I explain, honestly, that I’m trying to strike a balance. I know what I want. I know what I like. How aggressively I might go after it could be off-putting though to the recipients of my assertiveness. So my compassion keeps me from coming on too strong…most of the time. I don’t want people I like to feel pressured or uncomfortable. If I didn’t like them, then coming on too strongly wouldn’t even cross my mind—I’d just do it.

So my friend asked me how I’ve handled similar situations with people in my past, and I tell her. How odd (or not) that up until last year, it was generally all the same. Do nothing in this regard. Don’t be assertive in this regard. Say the right things, the expected things, be nice, be polite, don’t push too hard, don’t be aggressive in this regard, just let things be.

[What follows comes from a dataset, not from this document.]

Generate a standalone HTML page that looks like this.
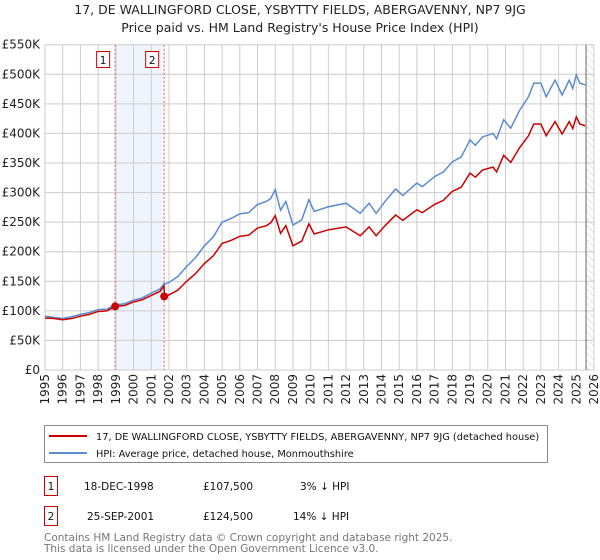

Instead of saying how I want things. Or what I want. Or saying exactly what it is I need.

So now I’m putting it out there, saying what I want, what I need. Going for it. And getting queasy about it.

My friend asked me what I had to lose by being aggressive in everything that I do? She pointed out that doing the right thing, as perceived by society, got me nowhere I wanted to be. Being sweet and quiet and compassionate got me nowhere. Taking care of everybody else got me nowhere.

So, she suggested, if I already know what it takes to get me nowhere, what do I have to lose by going after everything I want?

And if my attitude frightens off partnerships and relationships, then so be it, because the only partners who will support me in getting what I want out of life will be worthy enough not to be scared off by a woman going after what she wants.